/---
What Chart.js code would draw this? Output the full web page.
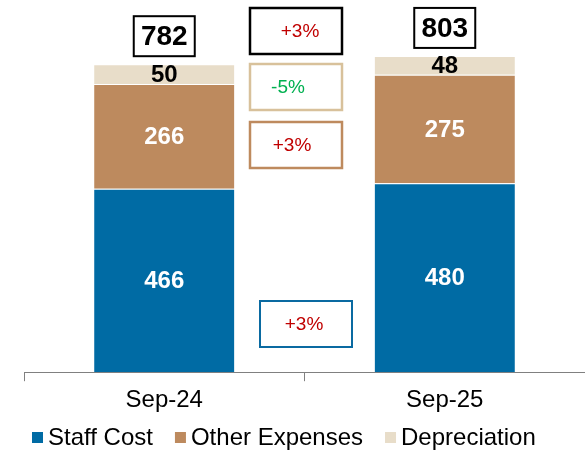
<!DOCTYPE html>
<html>
<head>
<meta charset="utf-8">
<script src="https://cdn.jsdelivr.net/npm/chart.js@4/dist/chart.umd.min.js"></script>
<style>
  html, body { margin: 0; padding: 0; background: #fff; }
  #wrap { width: 585px; height: 450px; }
</style>
</head>
<body>
<div id="wrap"><canvas id="chartCosts"></canvas></div>
<script>
const PERIODS = ["Sep-24", "Sep-25"];
const staffCost = [466, 480];
const otherExpenses = [266, 275];
const depreciation = [50, 48];
const totals = [782, 803];

// change boxes between the bars (top to bottom: total, depreciation, other, staff)
const changeLabels = ["+3%", "-5%", "+3%", "+3%"];

const FONT = "'Liberation Sans', Arial, sans-serif";

const labelPlugin = {
    id: 'labels',
    afterDatasetsDraw(chart) {
        const ctx = chart.ctx;
        ctx.save();
        ctx.textAlign = 'center';
        ctx.textBaseline = 'middle';

        // values inside segments
        chart.data.datasets.forEach((ds, di) => {
            const meta = chart.getDatasetMeta(di);
            meta.data.forEach((bar, i) => {
                const mid = (bar.y + bar.base) / 2;
                ctx.font = 'bold 24px ' + FONT;
                ctx.fillStyle = di == 2 ? '#000000' : '#ffffff';
                ctx.fillText(ds.data[i], bar.x, mid + 1);
            });
        });

        // total boxes
        const topMeta = chart.getDatasetMeta(2);
        topMeta.data.forEach((bar, i) => {
            const w = 61, h = 40;
            const cy = bar.y - 8 - h / 2;
            ctx.fillStyle = '#fff';
            ctx.fillRect(bar.x - w / 2, cy - h / 2, w, h);
            ctx.lineWidth = 2;
            ctx.strokeStyle = '#000';
            ctx.strokeRect(bar.x - w / 2, cy - h / 2, w, h);
            ctx.font = 'bold 28px ' + FONT;
            ctx.fillStyle = '#000';
            ctx.fillText(totals[i], bar.x, cy + 1);
        });

        // change boxes
        const boxes = [
            { x: 250, y: 8, border: '#000000', lw: 2.5, color: '#C00000', dx: 4 },
            { x: 250, y: 64, border: '#D8C19B', lw: 2.5, color: '#00B050', dx: -8 },
            { x: 250, y: 122, border: '#BE8A5E', lw: 2.5, color: '#C00000', dx: -4 },
            { x: 260, y: 301, border: '#0A6AA1', lw: 2, color: '#C00000', dx: -2 }
        ];
        boxes.forEach((b, i) => {
            const w = 92, h = 46;
            ctx.lineWidth = b.lw;
            ctx.strokeStyle = b.border;
            ctx.strokeRect(b.x, b.y, w, h);
            ctx.font = '19px ' + FONT;
            ctx.fillStyle = b.color;
            ctx.fillText(changeLabels[i], b.x + w / 2 + b.dx, b.y + h / 2 + 1);
        });
        ctx.restore();
    },
    // legend drawn by hand so the box/text gaps match
    afterDraw(chart) {
        const ctx = chart.ctx;
        ctx.save();
        ctx.font = '24px ' + FONT;
        ctx.textBaseline = 'middle';
        ctx.textAlign = 'left';
        let x = 32;
        const y = 438;
        chart.data.datasets.forEach(ds => {
            ctx.fillStyle = ds.backgroundColor;
            ctx.fillRect(x, y - 6, 11, 11);
            ctx.fillStyle = '#000';
            ctx.fillText(ds.label, x + 16, y);
            x += 16 + ctx.measureText(ds.label).width + 22;
        });
        ctx.restore();
    }
};

const data = {
    labels: PERIODS,
    datasets: [{
        label: 'Staff Cost',
        data: staffCost,
        backgroundColor: "rgb(0, 107, 164)",
    },
    {
        label: 'Other Expenses',
        data: otherExpenses,
        backgroundColor: "rgb(189, 138, 94)",
    },
    {
        label: 'Depreciation',
        data: depreciation,
        backgroundColor: "rgb(232, 221, 201)",
    }]
};
data.datasets.forEach(ds => {
    ds.borderColor = '#ffffff';
    ds.borderWidth = { top: 1, bottom: 0, left: 0, right: 0 };
    ds.borderSkipped = false;
    ds.categoryPercentage = 1;
    ds.barPercentage = 0.5;
});

const config = {
    type: 'bar',
    data: data,
    options: {
        responsive: true,
        maintainAspectRatio: false,
        animation: false,
        layout: { padding: { left: 24, right: 0, top: 0, bottom: 30 } },
        plugins: {
            legend: { display: false },
            tooltip: { enabled: false }
        },
        scales: {
            x: {
                stacked: true,
                grid: {
                    offset: true,
                    drawOnChartArea: false,
                    drawTicks: true,
                    tickLength: 9,
                    color: '#808080'
                },
                border: { display: true, color: '#808080', width: 1 },
                ticks: {
                    font: { family: FONT, size: 24 },
                    color: '#000',
                    padding: 5
                }
            },
            y: {
                stacked: true,
                display: false,
                min: 0,
                max: 945
            }
        }
    },
    plugins: [labelPlugin]
};

new Chart(document.getElementById('chartCosts'), config);
</script>
</body>
</html>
\---
Directions for this task:
Write out the full listing verbatim, excluding its pictures.

Full output:
What Chart.js code would draw this? Output the full web page.
<!DOCTYPE html>
<html>
<head>
<meta charset="utf-8">
<script src="https://cdn.jsdelivr.net/npm/chart.js@4/dist/chart.umd.min.js"></script>
<style>
  html, body { margin: 0; padding: 0; background: #fff; }
  #wrap { width: 585px; height: 450px; }
</style>
</head>
<body>
<div id="wrap"><canvas id="chartCosts"></canvas></div>
<script>
const PERIODS = ["Sep-24", "Sep-25"];
const staffCost = [466, 480];
const otherExpenses = [266, 275];
const depreciation = [50, 48];
const totals = [782, 803];

// change boxes between the bars (top to bottom: total, depreciation, other, staff)
const changeLabels = ["+3%", "-5%", "+3%", "+3%"];

const FONT = "'Liberation Sans', Arial, sans-serif";

const labelPlugin = {
    id: 'labels',
    afterDatasetsDraw(chart) {
        const ctx = chart.ctx;
        ctx.save();
        ctx.textAlign = 'center';
        ctx.textBaseline = 'middle';

        // values inside segments
        chart.data.datasets.forEach((ds, di) => {
            const meta = chart.getDatasetMeta(di);
            meta.data.forEach((bar, i) => {
                const mid = (bar.y + bar.base) / 2;
                ctx.font = 'bold 24px ' + FONT;
                ctx.fillStyle = di == 2 ? '#000000' : '#ffffff';
                ctx.fillText(ds.data[i], bar.x, mid + 1);
            });
        });

        // total boxes
        const topMeta = chart.getDatasetMeta(2);
        topMeta.data.forEach((bar, i) => {
            const w = 61, h = 40;
            const cy = bar.y - 8 - h / 2;
            ctx.fillStyle = '#fff';
            ctx.fillRect(bar.x - w / 2, cy - h / 2, w, h);
            ctx.lineWidth = 2;
            ctx.strokeStyle = '#000';
            ctx.strokeRect(bar.x - w / 2, cy - h / 2, w, h);
            ctx.font = 'bold 28px ' + FONT;
            ctx.fillStyle = '#000';
            ctx.fillText(totals[i], bar.x, cy + 1);
        });

        // change boxes
        const boxes = [
            { x: 250, y: 8, border: '#000000', lw: 2.5, color: '#C00000', dx: 4 },
            { x: 250, y: 64, border: '#D8C19B', lw: 2.5, color: '#00B050', dx: -8 },
            { x: 250, y: 122, border: '#BE8A5E', lw: 2.5, color: '#C00000', dx: -4 },
            { x: 260, y: 301, border: '#0A6AA1', lw: 2, color: '#C00000', dx: -2 }
        ];
        boxes.forEach((b, i) => {
            const w = 92, h = 46;
            ctx.lineWidth = b.lw;
            ctx.strokeStyle = b.border;
            ctx.strokeRect(b.x, b.y, w, h);
            ctx.font = '19px ' + FONT;
            ctx.fillStyle = b.color;
            ctx.fillText(changeLabels[i], b.x + w / 2 + b.dx, b.y + h / 2 + 1);
        });
        ctx.restore();
    },
    // legend drawn by hand so the box/text gaps match
    afterDraw(chart) {
        const ctx = chart.ctx;
        ctx.save();
        ctx.font = '24px ' + FONT;
        ctx.textBaseline = 'middle';
        ctx.textAlign = 'left';
        let x = 32;
        const y = 438;
        chart.data.datasets.forEach(ds => {
            ctx.fillStyle = ds.backgroundColor;
            ctx.fillRect(x, y - 6, 11, 11);
            ctx.fillStyle = '#000';
            ctx.fillText(ds.label, x + 16, y);
            x += 16 + ctx.measureText(ds.label).width + 22;
        });
        ctx.restore();
    }
};

const data = {
    labels: PERIODS,
    datasets: [{
        label: 'Staff Cost',
        data: staffCost,
        backgroundColor: "rgb(0, 107, 164)",
    },
    {
        label: 'Other Expenses',
        data: otherExpenses,
        backgroundColor: "rgb(189, 138, 94)",
    },
    {
        label: 'Depreciation',
        data: depreciation,
        backgroundColor: "rgb(232, 221, 201)",
    }]
};
data.datasets.forEach(ds => {
    ds.borderColor = '#ffffff';
    ds.borderWidth = { top: 1, bottom: 0, left: 0, right: 0 };
    ds.borderSkipped = false;
    ds.categoryPercentage = 1;
    ds.barPercentage = 0.5;
});

const config = {
    type: 'bar',
    data: data,
    options: {
        responsive: true,
        maintainAspectRatio: false,
        animation: false,
        layout: { padding: { left: 24, right: 0, top: 0, bottom: 30 } },
        plugins: {
            legend: { display: false },
            tooltip: { enabled: false }
        },
        scales: {
            x: {
                stacked: true,
                grid: {
                    offset: true,
                    drawOnChartArea: false,
                    drawTicks: true,
                    tickLength: 9,
                    color: '#808080'
                },
                border: { display: true, color: '#808080', width: 1 },
                ticks: {
                    font: { family: FONT, size: 24 },
                    color: '#000',
                    padding: 5
                }
            },
            y: {
                stacked: true,
                display: false,
                min: 0,
                max: 945
            }
        }
    },
    plugins: [labelPlugin]
};

new Chart(document.getElementById('chartCosts'), config);
</script>
</body>
</html>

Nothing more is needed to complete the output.